**TASK DIRECTIONS:**
Return each line of the data below verbatim; pictures are to be left out.

**INFORMATION SHOWN:**
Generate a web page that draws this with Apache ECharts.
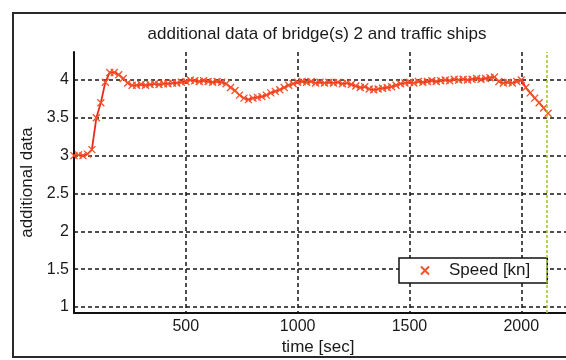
<!DOCTYPE html>
<html>
<head>
<meta charset="utf-8">
<script src="https://cdn.jsdelivr.net/npm/echarts@6/dist/echarts.min.js"></script>
<style>
  html, body { margin: 0; padding: 0; background: #fff; }
  #chart { width: 566px; height: 360px; }
</style>
</head>
<body>
<div id="chart"></div>
<script>
// Sample times (sec) and measured speed values (kn)
const times = [
  0, 20, 40, 60, 80, 100, 120, 140, 160, 180,
  200, 220, 240, 260, 280, 300, 320, 340, 360, 380,
  400, 420, 440, 460, 480, 500, 520, 540, 560, 580,
  600, 620, 640, 660, 680, 700, 720, 740, 760, 780,
  800, 820, 840, 860, 880, 900, 920, 940, 960, 980,
  1000, 1020, 1040, 1060, 1080, 1100, 1120, 1140, 1160, 1180,
  1200, 1220, 1240, 1260, 1280, 1300, 1320, 1340, 1360, 1380,
  1400, 1420, 1440, 1460, 1480, 1500, 1520, 1540, 1560, 1580,
  1600, 1620, 1640, 1660, 1680, 1700, 1720, 1740, 1760, 1780,
  1800, 1820, 1840, 1860, 1880, 1900, 1920, 1940, 1960, 1980,
  2000, 2020, 2040, 2060, 2080, 2100, 2120
];
const speed = [
  3.00, 3.01, 3.00, 3.02, 3.08, 3.50, 3.70, 3.97, 4.10, 4.10,
  4.07, 4.02, 3.96, 3.93, 3.93, 3.94, 3.93, 3.94, 3.95, 3.94,
  3.95, 3.95, 3.96, 3.96, 3.97, 3.98, 4.00, 3.99, 3.98, 3.99,
  3.98, 3.97, 3.98, 3.97, 3.95, 3.90, 3.86, 3.80, 3.76, 3.74,
  3.76, 3.77, 3.78, 3.80, 3.83, 3.85, 3.87, 3.90, 3.93, 3.95,
  3.97, 3.98, 3.97, 3.98, 3.96, 3.97, 3.96, 3.97, 3.96, 3.97,
  3.95, 3.96, 3.94, 3.92, 3.90, 3.91, 3.88, 3.87, 3.88, 3.89,
  3.90, 3.91, 3.93, 3.95, 3.96, 3.97, 3.96, 3.98, 3.97, 3.98,
  3.99, 3.98, 3.99, 4.00, 3.99, 4.01, 4.00, 4.01, 4.00, 4.01,
  4.02, 4.01, 4.02, 4.03, 4.04, 3.98, 3.96, 3.97, 3.96, 3.98,
  4.00, 3.90, 3.83, 3.76, 3.70, 3.63, 3.56
];
// Vertical marker (bridge event time, sec)
const markerTime = [2114];

const seriesName = 'Speed [kn]';
const titleText = 'additional data of bridge(s) 2 and traffic ships';
const xName = 'time [sec]';
const yName = 'additional data';

const FONT = 'Liberation Sans, Arial, sans-serif';
const crossPath = 'path://M0,0L10,10M10,0L0,10';

const chart = echarts.init(document.getElementById('chart'), null, { renderer: 'canvas' });

const gridDash = { color: '#151515', width: 1.5, type: [4, 3] };
const plainNumber = v => String(v);

chart.setOption({
  backgroundColor: '#ffffff',
  animation: false,
  title: {
    text: titleText,
    left: 312,
    top: 21,
    textAlign: 'center',
    textStyle: { fontFamily: FONT, fontSize: 17, fontWeight: 'normal', color: '#1a1a1a' }
  },
  grid: { left: 74, top: 52, bottom: 47, right: -18, containLabel: false },
  legend: {
    data: [seriesName],
    left: 399,
    top: 258,
    icon: crossPath,
    itemWidth: 8,
    itemHeight: 8,
    selectedMode: false,
    backgroundColor: '#ffffff',
    borderColor: '#111',
    borderWidth: 1.5,
    borderRadius: 0,
    padding: [3, 17, 3, 21],
    textStyle: {
      fontFamily: FONT, fontSize: 17, color: '#1a1a1a', lineHeight: 19,
      padding: [0, 0, 0, 15]
    }
  },
  xAxis: {
    type: 'value',
    min: 0,
    max: 2200,
    interval: 500,
    axisLine: { show: true, onZero: false, lineStyle: { color: '#111', width: 2 } },
    axisTick: { show: false },
    axisLabel: {
      showMinLabel: false,
      showMaxLabel: false,
      margin: 6,
      formatter: plainNumber,
      fontFamily: FONT,
      fontSize: 16,
      color: '#1a1a1a'
    },
    splitLine: { show: true, showMinLine: false, showMaxLine: false, lineStyle: gridDash }
  },
  yAxis: {
    type: 'value',
    min: 0.92,
    max: 4.37,
    splitNumber: 7,
    name: yName,
    nameLocation: 'middle',
    nameRotate: 90,
    nameGap: 27,
    nameTextStyle: { fontFamily: FONT, fontSize: 17, color: '#1a1a1a' },
    axisLine: { show: true, onZero: false, lineStyle: { color: '#111', width: 2 } },
    axisTick: { show: false },
    axisLabel: {
      showMinLabel: false,
      showMaxLabel: false,
      margin: 5,
      formatter: plainNumber,
      fontFamily: FONT,
      fontSize: 16,
      color: '#1a1a1a'
    },
    splitLine: { show: true, showMinLine: false, showMaxLine: false, lineStyle: gridDash }
  },
  graphic: [
    {
      type: 'rect',
      silent: true,
      z: -1,
      shape: { x: 13, y: 13, width: 620, height: 344 },
      style: { fill: 'none', stroke: '#2a2a2a', lineWidth: 2 }
    },
    {
      type: 'text',
      silent: true,
      x: 318,
      y: 347,
      style: {
        text: xName,
        fontFamily: FONT,
        fontSize: 17,
        fill: '#1a1a1a',
        align: 'center',
        verticalAlign: 'middle'
      }
    }
  ],
  series: [
    {
      name: seriesName,
      type: 'line',
      data: times.map((t, i) => [t, speed[i]]),
      symbol: crossPath,
      symbolSize: 7,
      showAllSymbol: true,
      lineStyle: { color: '#ec2a1c', width: 1.8 },
      itemStyle: { color: '#f4522a', borderColor: '#f4522a', borderWidth: 1.3 },
      emphasis: { disabled: true },
      markLine: {
        silent: true,
        symbol: ['none', 'none'],
        label: { show: false },
        lineStyle: { color: '#9fcc2e', width: 1.6, type: [3, 2] },
        data: markerTime.map(t => ({ xAxis: t }))
      },
      z: 3
    }
  ]
});
</script>
</body>
</html>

**RESULT:**
Generate a web page that draws this with Apache ECharts.
<!DOCTYPE html>
<html>
<head>
<meta charset="utf-8">
<script src="https://cdn.jsdelivr.net/npm/echarts@6/dist/echarts.min.js"></script>
<style>
  html, body { margin: 0; padding: 0; background: #fff; }
  #chart { width: 566px; height: 360px; }
</style>
</head>
<body>
<div id="chart"></div>
<script>
// Sample times (sec) and measured speed values (kn)
const times = [
  0, 20, 40, 60, 80, 100, 120, 140, 160, 180,
  200, 220, 240, 260, 280, 300, 320, 340, 360, 380,
  400, 420, 440, 460, 480, 500, 520, 540, 560, 580,
  600, 620, 640, 660, 680, 700, 720, 740, 760, 780,
  800, 820, 840, 860, 880, 900, 920, 940, 960, 980,
  1000, 1020, 1040, 1060, 1080, 1100, 1120, 1140, 1160, 1180,
  1200, 1220, 1240, 1260, 1280, 1300, 1320, 1340, 1360, 1380,
  1400, 1420, 1440, 1460, 1480, 1500, 1520, 1540, 1560, 1580,
  1600, 1620, 1640, 1660, 1680, 1700, 1720, 1740, 1760, 1780,
  1800, 1820, 1840, 1860, 1880, 1900, 1920, 1940, 1960, 1980,
  2000, 2020, 2040, 2060, 2080, 2100, 2120
];
const speed = [
  3.00, 3.01, 3.00, 3.02, 3.08, 3.50, 3.70, 3.97, 4.10, 4.10,
  4.07, 4.02, 3.96, 3.93, 3.93, 3.94, 3.93, 3.94, 3.95, 3.94,
  3.95, 3.95, 3.96, 3.96, 3.97, 3.98, 4.00, 3.99, 3.98, 3.99,
  3.98, 3.97, 3.98, 3.97, 3.95, 3.90, 3.86, 3.80, 3.76, 3.74,
  3.76, 3.77, 3.78, 3.80, 3.83, 3.85, 3.87, 3.90, 3.93, 3.95,
  3.97, 3.98, 3.97, 3.98, 3.96, 3.97, 3.96, 3.97, 3.96, 3.97,
  3.95, 3.96, 3.94, 3.92, 3.90, 3.91, 3.88, 3.87, 3.88, 3.89,
  3.90, 3.91, 3.93, 3.95, 3.96, 3.97, 3.96, 3.98, 3.97, 3.98,
  3.99, 3.98, 3.99, 4.00, 3.99, 4.01, 4.00, 4.01, 4.00, 4.01,
  4.02, 4.01, 4.02, 4.03, 4.04, 3.98, 3.96, 3.97, 3.96, 3.98,
  4.00, 3.90, 3.83, 3.76, 3.70, 3.63, 3.56
];
// Vertical marker (bridge event time, sec)
const markerTime = [2114];

const seriesName = 'Speed [kn]';
const titleText = 'additional data of bridge(s) 2 and traffic ships';
const xName = 'time [sec]';
const yName = 'additional data';

const FONT = 'Liberation Sans, Arial, sans-serif';
const crossPath = 'path://M0,0L10,10M10,0L0,10';

const chart = echarts.init(document.getElementById('chart'), null, { renderer: 'canvas' });

const gridDash = { color: '#151515', width: 1.5, type: [4, 3] };
const plainNumber = v => String(v);

chart.setOption({
  backgroundColor: '#ffffff',
  animation: false,
  title: {
    text: titleText,
    left: 312,
    top: 21,
    textAlign: 'center',
    textStyle: { fontFamily: FONT, fontSize: 17, fontWeight: 'normal', color: '#1a1a1a' }
  },
  grid: { left: 74, top: 52, bottom: 47, right: -18, containLabel: false },
  legend: {
    data: [seriesName],
    left: 399,
    top: 258,
    icon: crossPath,
    itemWidth: 8,
    itemHeight: 8,
    selectedMode: false,
    backgroundColor: '#ffffff',
    borderColor: '#111',
    borderWidth: 1.5,
    borderRadius: 0,
    padding: [3, 17, 3, 21],
    textStyle: {
      fontFamily: FONT, fontSize: 17, color: '#1a1a1a', lineHeight: 19,
      padding: [0, 0, 0, 15]
    }
  },
  xAxis: {
    type: 'value',
    min: 0,
    max: 2200,
    interval: 500,
    axisLine: { show: true, onZero: false, lineStyle: { color: '#111', width: 2 } },
    axisTick: { show: false },
    axisLabel: {
      showMinLabel: false,
      showMaxLabel: false,
      margin: 6,
      formatter: plainNumber,
      fontFamily: FONT,
      fontSize: 16,
      color: '#1a1a1a'
    },
    splitLine: { show: true, showMinLine: false, showMaxLine: false, lineStyle: gridDash }
  },
  yAxis: {
    type: 'value',
    min: 0.92,
    max: 4.37,
    splitNumber: 7,
    name: yName,
    nameLocation: 'middle',
    nameRotate: 90,
    nameGap: 27,
    nameTextStyle: { fontFamily: FONT, fontSize: 17, color: '#1a1a1a' },
    axisLine: { show: true, onZero: false, lineStyle: { color: '#111', width: 2 } },
    axisTick: { show: false },
    axisLabel: {
      showMinLabel: false,
      showMaxLabel: false,
      margin: 5,
      formatter: plainNumber,
      fontFamily: FONT,
      fontSize: 16,
      color: '#1a1a1a'
    },
    splitLine: { show: true, showMinLine: false, showMaxLine: false, lineStyle: gridDash }
  },
  graphic: [
    {
      type: 'rect',
      silent: true,
      z: -1,
      shape: { x: 13, y: 13, width: 620, height: 344 },
      style: { fill: 'none', stroke: '#2a2a2a', lineWidth: 2 }
    },
    {
      type: 'text',
      silent: true,
      x: 318,
      y: 347,
      style: {
        text: xName,
        fontFamily: FONT,
        fontSize: 17,
        fill: '#1a1a1a',
        align: 'center',
        verticalAlign: 'middle'
      }
    }
  ],
  series: [
    {
      name: seriesName,
      type: 'line',
      data: times.map((t, i) => [t, speed[i]]),
      symbol: crossPath,
      symbolSize: 7,
      showAllSymbol: true,
      lineStyle: { color: '#ec2a1c', width: 1.8 },
      itemStyle: { color: '#f4522a', borderColor: '#f4522a', borderWidth: 1.3 },
      emphasis: { disabled: true },
      markLine: {
        silent: true,
        symbol: ['none', 'none'],
        label: { show: false },
        lineStyle: { color: '#9fcc2e', width: 1.6, type: [3, 2] },
        data: markerTime.map(t => ({ xAxis: t }))
      },
      z: 3
    }
  ]
});
</script>
</body>
</html>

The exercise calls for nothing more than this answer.